[Begin]

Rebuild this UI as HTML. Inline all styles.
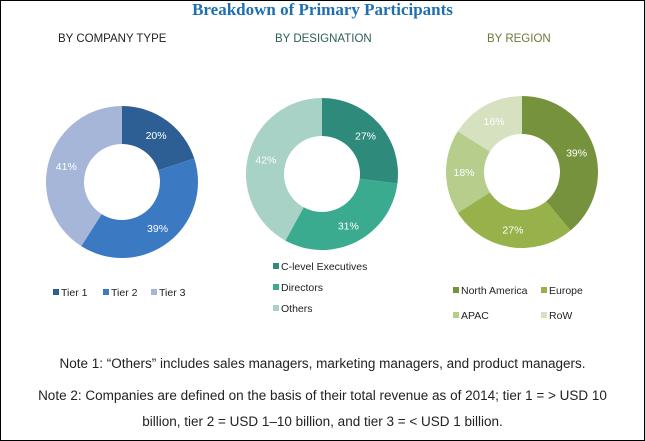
<!DOCTYPE html>
<html><head><meta charset="utf-8"><style>
body{margin:0;background:#fff}
#wrap{position:relative;width:643px;height:439px;border:1px solid #000;background:#fff;font-family:"Liberation Sans",sans-serif;overflow:hidden}
.t{position:absolute;white-space:nowrap}
.note{position:absolute;left:0;width:643px;text-align:center;font-size:13.5px;color:#222;line-height:26px}
</style></head><body>
<div id="wrap">
<div class="t" style="left:0;width:643px;text-align:center;top:-1px;font-family:'Liberation Serif',serif;font-weight:bold;font-size:17px;color:#1f6fb4">Breakdown of Primary Participants</div>
<div class="t" style="left:57px;top:32px;font-size:11.5px;color:#222">BY COMPANY TYPE</div>
<div class="t" style="left:274px;top:32px;font-size:11.5px;color:#2e5e5a">BY DESIGNATION</div>
<div class="t" style="left:486px;top:32px;font-size:11.5px;color:#6f7a3a">BY REGION</div>
<svg id="svg" width="643" height="439" style="position:absolute;left:0;top:0"></svg>
<div class="note" style="top:350px">Note 1: “Others” includes sales managers, marketing managers, and product managers.</div>
<div class="note" style="top:382px">Note 2: Companies are defined on the basis of their total revenue as of 2014; tier 1 = &gt; USD 10<br>billion, tier 2 = USD 1–10 billion, and tier 3 = &lt; USD 1 billion.</div>
</div>
<script>
const companyLabels=["Tier 1","Tier 2","Tier 3"];
const companyValues=[20,39,41];
const designationLabels=["C-level Executives","Directors","Others"];
const designationValues=[27,31,42];
const regionLabels=["North America","Europe","APAC","RoW"];
const regionValues=[39,27,18,16];
const charts=[
 {name:"company",labels:companyLabels,values:companyValues,cx:121,cy:181,colors:["#2d5f95","#3b79c2","#a5b6d8"],legend:[[52,295],[102,295],[150,295]]},
 {name:"designation",labels:designationLabels,values:designationValues,cx:321,cy:173,colors:["#2e8b7b","#3bab8f","#a8d2c6"],legend:[[272,269],[272,290],[272,311]]},
 {name:"region",labels:regionLabels,values:regionValues,cx:521,cy:171,colors:["#77923c","#97b24b","#b6cd8b","#d6e1c0"],legend:[[452,293],[540,293],[452,318],[540,318]]}
];
const svg=document.getElementById('svg');const NS="http://www.w3.org/2000/svg";
const R=76,r=38;
function pt(cx,cy,rad,a){return [cx+rad*Math.sin(a),cy-rad*Math.cos(a)];}
charts.forEach(c=>{
 const tot=c.values.reduce((a,b)=>a+b,0);let a0=0;
 c.values.forEach((v,i)=>{
  const a1=a0+v/tot*2*Math.PI;const lg=(a1-a0)>Math.PI?1:0;
  const p1=pt(c.cx,c.cy,R,a0),p2=pt(c.cx,c.cy,R,a1),p3=pt(c.cx,c.cy,r,a1),p4=pt(c.cx,c.cy,r,a0);
  const p=document.createElementNS(NS,'path');
  p.setAttribute('d',`M${p1}A${R},${R} 0 ${lg} 1 ${p2}L${p3}A${r},${r} 0 ${lg} 0 ${p4}Z`);
  p.setAttribute('fill',c.colors[i]);
  
  
  svg.appendChild(p);
  const m=pt(c.cx,c.cy,58,(a0+a1)/2);
  const t=document.createElementNS(NS,'text');
  t.setAttribute('x',m[0]);t.setAttribute('y',m[1]+4);t.setAttribute('text-anchor','middle');
  t.setAttribute('font-size','10.5');t.setAttribute('fill','#fff');t.setAttribute('font-family','Liberation Sans, sans-serif');
  t.textContent=v+'%';
  
  
  svg.appendChild(t);
  const L=c.legend[i];
  const s=document.createElementNS(NS,'rect');
  s.setAttribute('x',L[0]);s.setAttribute('y',L[1]-7);s.setAttribute('width',6);s.setAttribute('height',6);s.setAttribute('fill',c.colors[i]);
  
  
  svg.appendChild(s);
  const lt=document.createElementNS(NS,'text');
  lt.setAttribute('x',L[0]+8);lt.setAttribute('y',L[1]);lt.setAttribute('font-size','10.5');lt.setAttribute('fill','#222');lt.setAttribute('font-family','Liberation Sans, sans-serif');
  lt.textContent=c.labels[i];
  
  
  svg.appendChild(lt);
  a0=a1;
 });
});
</script>
</body></html>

[End]

Set the pictures aside and transcribe the data above exactly.

RESULT OF THIS TASK →
Rebuild this UI as HTML. Inline all styles.
<!DOCTYPE html>
<html><head><meta charset="utf-8"><style>
body{margin:0;background:#fff}
#wrap{position:relative;width:643px;height:439px;border:1px solid #000;background:#fff;font-family:"Liberation Sans",sans-serif;overflow:hidden}
.t{position:absolute;white-space:nowrap}
.note{position:absolute;left:0;width:643px;text-align:center;font-size:13.5px;color:#222;line-height:26px}
</style></head><body>
<div id="wrap">
<div class="t" style="left:0;width:643px;text-align:center;top:-1px;font-family:'Liberation Serif',serif;font-weight:bold;font-size:17px;color:#1f6fb4">Breakdown of Primary Participants</div>
<div class="t" style="left:57px;top:32px;font-size:11.5px;color:#222">BY COMPANY TYPE</div>
<div class="t" style="left:274px;top:32px;font-size:11.5px;color:#2e5e5a">BY DESIGNATION</div>
<div class="t" style="left:486px;top:32px;font-size:11.5px;color:#6f7a3a">BY REGION</div>
<svg id="svg" width="643" height="439" style="position:absolute;left:0;top:0"></svg>
<div class="note" style="top:350px">Note 1: “Others” includes sales managers, marketing managers, and product managers.</div>
<div class="note" style="top:382px">Note 2: Companies are defined on the basis of their total revenue as of 2014; tier 1 = &gt; USD 10<br>billion, tier 2 = USD 1–10 billion, and tier 3 = &lt; USD 1 billion.</div>
</div>
<script>
const companyLabels=["Tier 1","Tier 2","Tier 3"];
const companyValues=[20,39,41];
const designationLabels=["C-level Executives","Directors","Others"];
const designationValues=[27,31,42];
const regionLabels=["North America","Europe","APAC","RoW"];
const regionValues=[39,27,18,16];
const charts=[
 {name:"company",labels:companyLabels,values:companyValues,cx:121,cy:181,colors:["#2d5f95","#3b79c2","#a5b6d8"],legend:[[52,295],[102,295],[150,295]]},
 {name:"designation",labels:designationLabels,values:designationValues,cx:321,cy:173,colors:["#2e8b7b","#3bab8f","#a8d2c6"],legend:[[272,269],[272,290],[272,311]]},
 {name:"region",labels:regionLabels,values:regionValues,cx:521,cy:171,colors:["#77923c","#97b24b","#b6cd8b","#d6e1c0"],legend:[[452,293],[540,293],[452,318],[540,318]]}
];
const svg=document.getElementById('svg');const NS="http://www.w3.org/2000/svg";
const R=76,r=38;
function pt(cx,cy,rad,a){return [cx+rad*Math.sin(a),cy-rad*Math.cos(a)];}
charts.forEach(c=>{
 const tot=c.values.reduce((a,b)=>a+b,0);let a0=0;
 c.values.forEach((v,i)=>{
  const a1=a0+v/tot*2*Math.PI;const lg=(a1-a0)>Math.PI?1:0;
  const p1=pt(c.cx,c.cy,R,a0),p2=pt(c.cx,c.cy,R,a1),p3=pt(c.cx,c.cy,r,a1),p4=pt(c.cx,c.cy,r,a0);
  const p=document.createElementNS(NS,'path');
  p.setAttribute('d',`M${p1}A${R},${R} 0 ${lg} 1 ${p2}L${p3}A${r},${r} 0 ${lg} 0 ${p4}Z`);
  p.setAttribute('fill',c.colors[i]);
  
  
  svg.appendChild(p);
  const m=pt(c.cx,c.cy,58,(a0+a1)/2);
  const t=document.createElementNS(NS,'text');
  t.setAttribute('x',m[0]);t.setAttribute('y',m[1]+4);t.setAttribute('text-anchor','middle');
  t.setAttribute('font-size','10.5');t.setAttribute('fill','#fff');t.setAttribute('font-family','Liberation Sans, sans-serif');
  t.textContent=v+'%';
  
  
  svg.appendChild(t);
  const L=c.legend[i];
  const s=document.createElementNS(NS,'rect');
  s.setAttribute('x',L[0]);s.setAttribute('y',L[1]-7);s.setAttribute('width',6);s.setAttribute('height',6);s.setAttribute('fill',c.colors[i]);
  
  
  svg.appendChild(s);
  const lt=document.createElementNS(NS,'text');
  lt.setAttribute('x',L[0]+8);lt.setAttribute('y',L[1]);lt.setAttribute('font-size','10.5');lt.setAttribute('fill','#222');lt.setAttribute('font-family','Liberation Sans, sans-serif');
  lt.textContent=c.labels[i];
  
  
  svg.appendChild(lt);
  a0=a1;
 });
});
</script>
</body></html>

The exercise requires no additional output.